"To SEEK, TO FIND AND NOT TO YIELD"

Thursday

Whither is the Asylum?

 What is madness?Is madness a construct of society defined in the inability to seek the highest point of intelligence on a scientific scale? If Intelligence is perceived as a relative term, then what about the highest points of normality or for that matter abnormality? Different people transgress social norms but why is it that a mad man is necessarily the one enclosed within a mental institution? If abnormality is defined as transgression from socially accepted norms of normality, then what about revolutionaries, radical philosophers or to be more succinct the many attempts of artists to project a post-postmodern readings of the world.

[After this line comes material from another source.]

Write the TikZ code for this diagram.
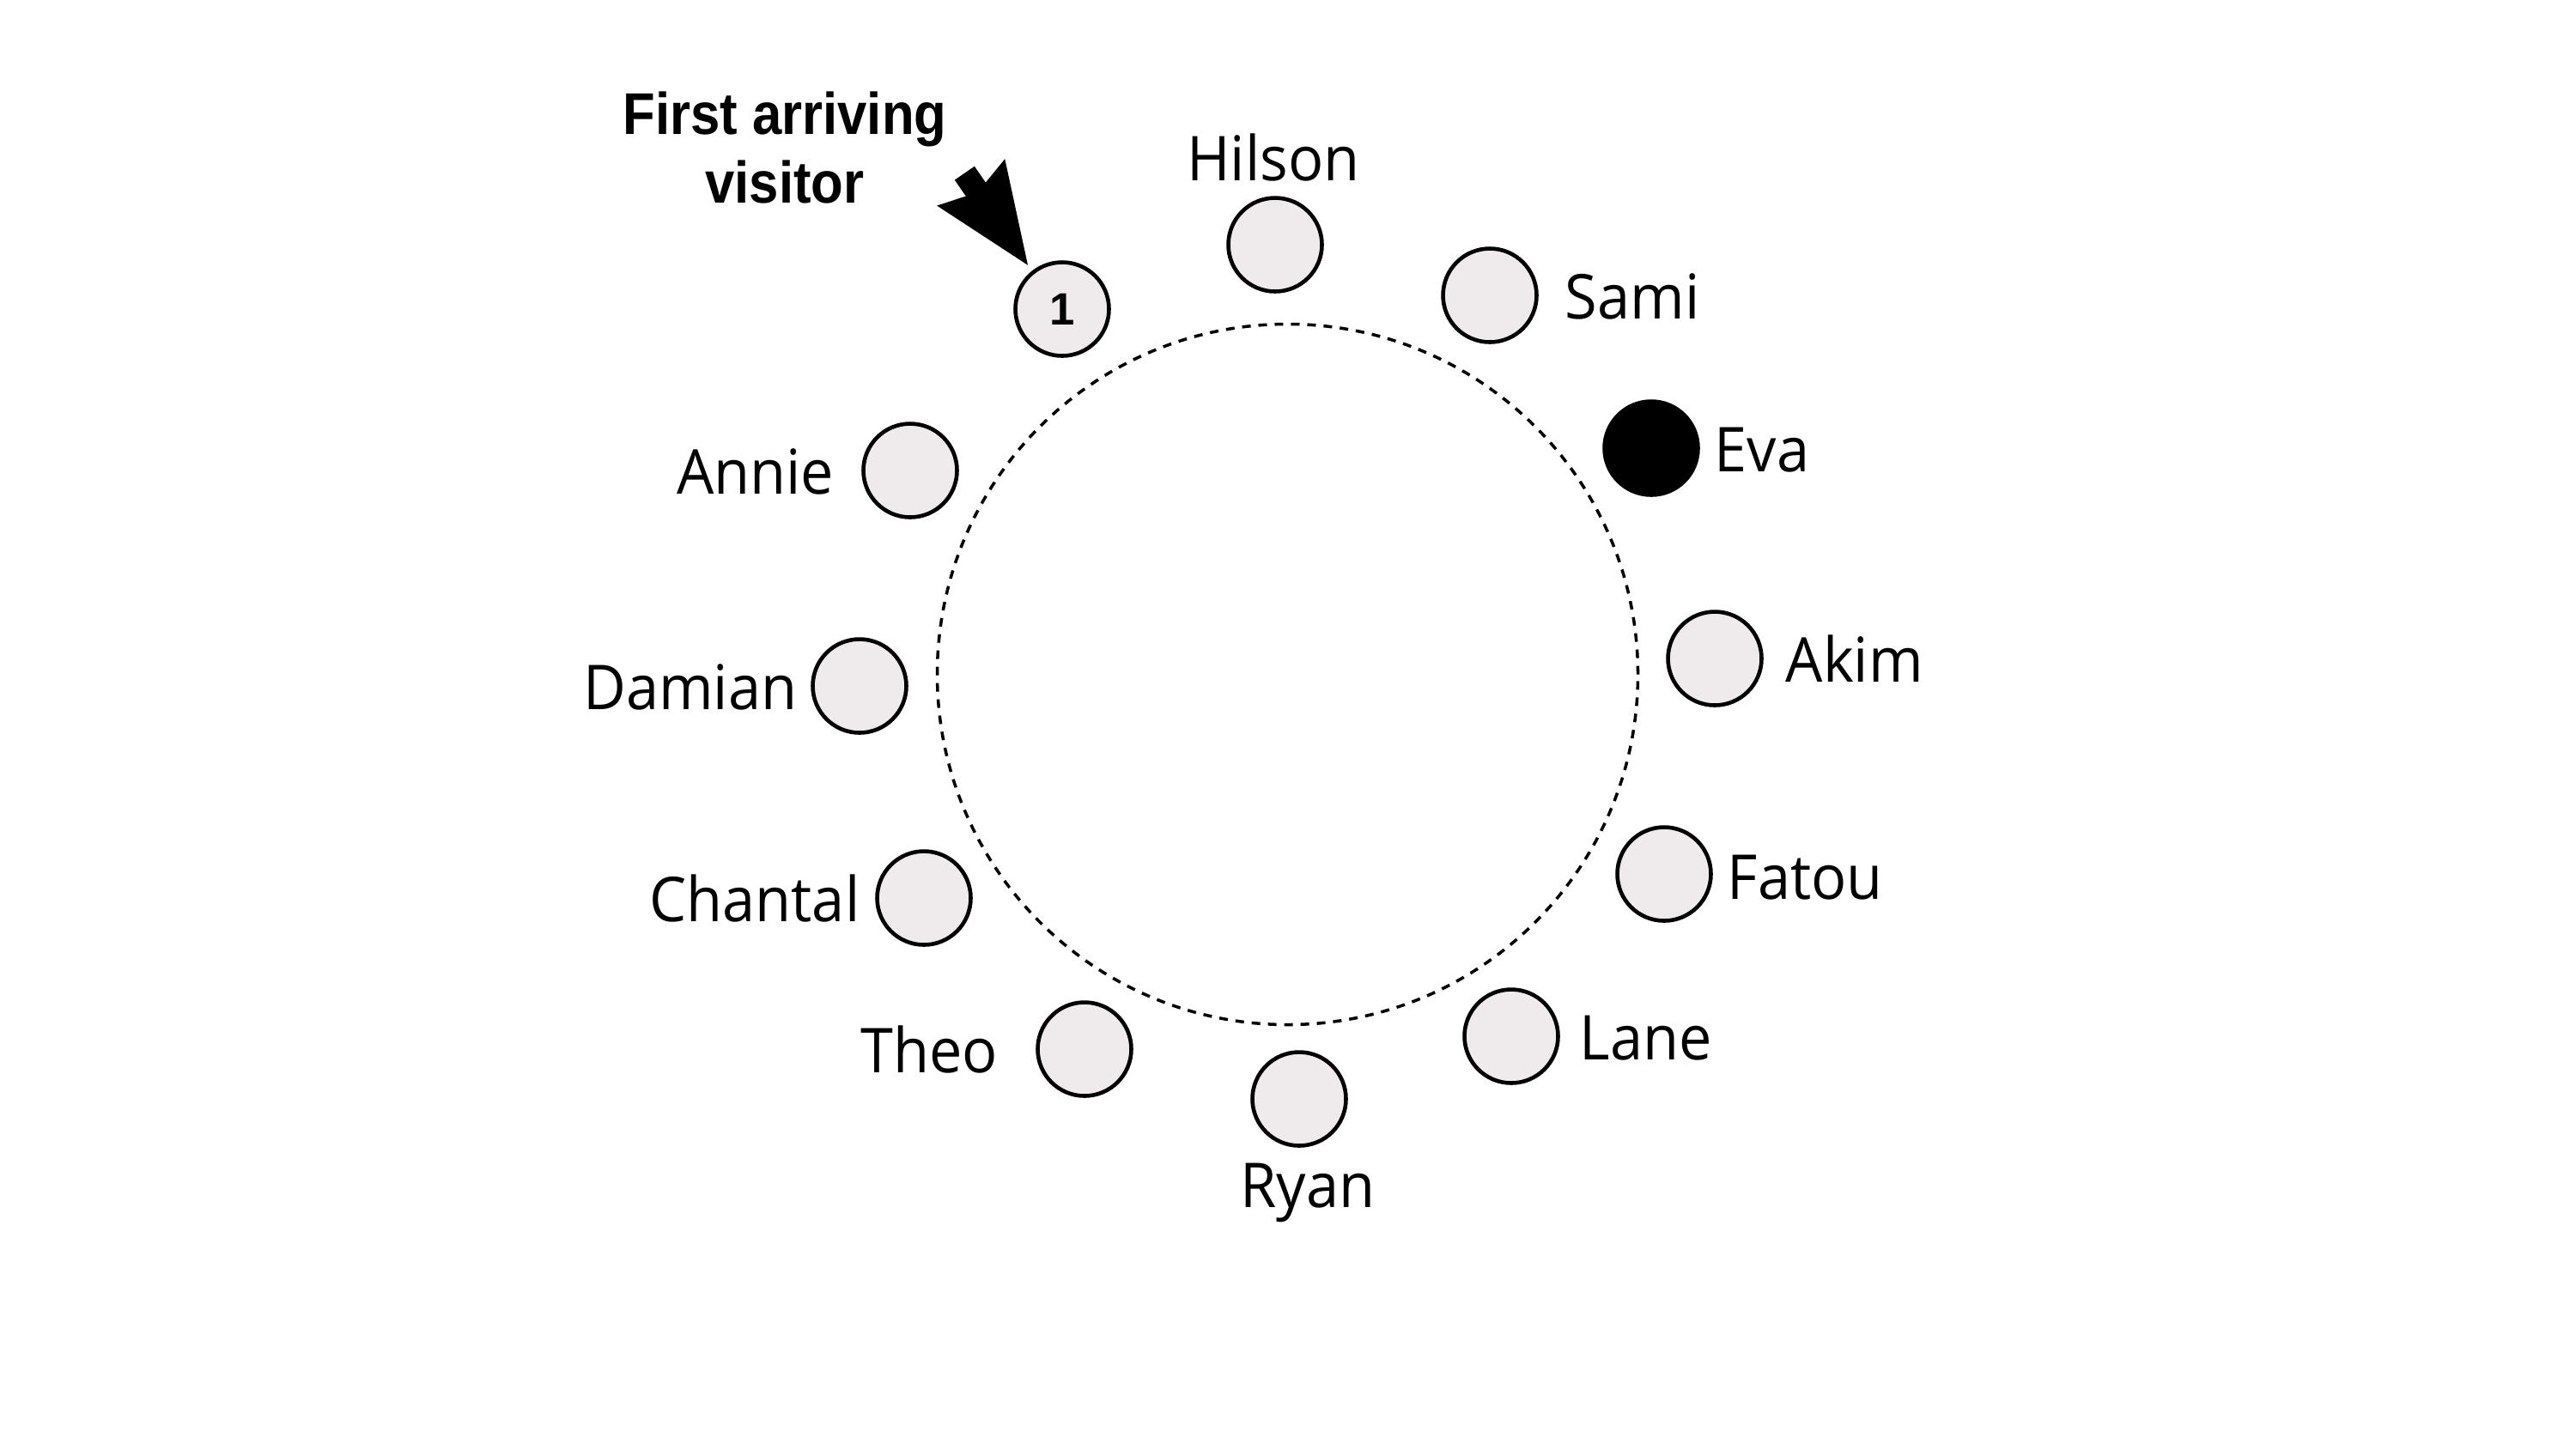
\documentclass[tikz,border=0pt]{standalone}
\usepackage{fontspec}
\setmainfont[FakeStretch=0.95]{Open Sans}
\newfontfamily\titlefont[FakeStretch=0.9]{Liberation Sans Bold}
\newfontfamily\numfont{Liberation Sans Bold}
\usetikzlibrary{arrows.meta,calc}
\definecolor{seatfill}{RGB}{239,234,236}
\tikzset{
  seat/.style={circle, draw=black, line width=1.3pt, fill=seatfill, minimum size=1.09cm, inner sep=0pt},
  host/.style={circle, draw=black, line width=1.3pt, fill=black, minimum size=1.09cm, inner sep=0pt},
  tablering/.style={circle, draw=black, line width=1pt, dash pattern=on 0.1cm off 0.09cm, minimum size=8.16cm, inner sep=0pt},
  guestname/.style={inner sep=0pt, font=\fontsize{20.5}{24}\selectfont},
  callout/.style={inner sep=0pt, align=center, font=\titlefont\fontsize{19.5}{22.5}\selectfont},
  fatarrow/.style={line width=0.28cm, -{Stealth[length=1.17cm, width=0.96cm, inset=0.14cm, line width=0pt]}}
}
\begin{document}
\begin{tikzpicture}
\useasboundingbox (0,0) rectangle (30,-16.67);
\node[tablering] (table) at (14.995,-7.855) {};
% seats
\node[seat, font=\numfont\fontsize{15}{18}\selectfont] (c1) at (12.37,-3.60) {1};
\node[seat] (hilson) at (14.85,-2.85) {};
\node[seat] (sami) at (17.35,-3.44) {};
\node[host] (eva) at (19.23,-5.22) {};
\node[seat] (akim) at (19.97,-7.67) {};
\node[seat] (fatou) at (19.38,-10.18) {};
\node[seat] (lane) at (17.60,-12.07) {};
\node[seat] (ryan) at (15.13,-12.80) {};
\node[seat] (theo) at (12.63,-12.22) {};
\node[seat] (chantal) at (10.76,-10.46) {};
\node[seat] (damian) at (10.01,-7.99) {};
\node[seat] (annie) at (10.60,-5.48) {};
% names
\node[guestname, anchor=base] (lhilson) at (14.83,-2.10) {Hilson};
\node[guestname, anchor=base west] (lsami) at (18.22,-3.71) {Sami};
\node[guestname, anchor=base west] (leva) at (19.96,-5.49) {Eva};
\node[guestname, anchor=base west] (lakim) at (20.79,-7.94) {Akim};
\node[guestname, anchor=base west] (lfatou) at (20.11,-10.47) {Fatou};
\node[guestname, anchor=base west] (llane) at (18.39,-12.34) {Lane};
\node[guestname, anchor=base] (lryan) at (15.23,-14.06) {Ryan};
\node[guestname, anchor=base east] (ltheo) at (11.63,-12.49) {Theo};
\node[guestname, anchor=base east] (lchantal) at (10.02,-10.73) {Chantal};
\node[guestname, anchor=base east] (ldamian) at (9.29,-8.26) {Damian};
\node[guestname, anchor=base east] (lannie) at (9.72,-5.75) {Annie};
% callout
\node[callout, anchor=base] (title) at (9.14,-2.36) {First arriving\\visitor};
\coordinate (tip) at ($(c1)+(128:0.65)$);
\coordinate (tail) at ($(tip)+(124.5:1.30)$);
\draw[fatarrow] (tail) -- (tip);
\end{tikzpicture}
\end{document}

Is one who deviates from social norms mad or rebellious or simply disobedient?And  is it possible to understand abnormality and normality as exclusive concepts? Can reason be free of the presence of fancy?The human mind essentially visualizes and visualization involves a definite element of imagination.  Why is fear used both to discipline a child making its formal entry into society and to exercise the power of the medical gaze?What explains the relative limits within which the medical gaze may state the return to normality after the psychoanalytical couch?

Wednesday

Bureaucracy or Colonial legacy?

The bureaucracy as a system bears an uncanny resemblance to the colonial administrative structure. Hence it has not made a radical break with the past however the bureaucracy is being articulated into a democratic set up by the nation state.The democratic process demanded service to the masses but the bureaucracy paradoxically works through the Janus faced administration through a nation sate which has been largely modelled upon the colonial predecessor and other colonial structures. But the violence that followed freedom partition movements laid a necessity to make bureaucracy work through the colonial model since as a critic observes," Given the rising tide of communal violence, the government needed a system it could rely on-one that could enforce law and order". But perhaps as Shashi Tharoor Former UN diplomat, noted ,'Bureaucracy is [...] simultaneously the most crippling of Indian diseases and the highest of Indian art-forms'. Continuity was the watchword and the civil service continued in the tradition of the colonial governance. Perhaps among the many factors that ail the system one cannot dismiss the unbroken continuity between colonial structures of the past and their shadows upon the political/bureaucratic structures of the nation-state.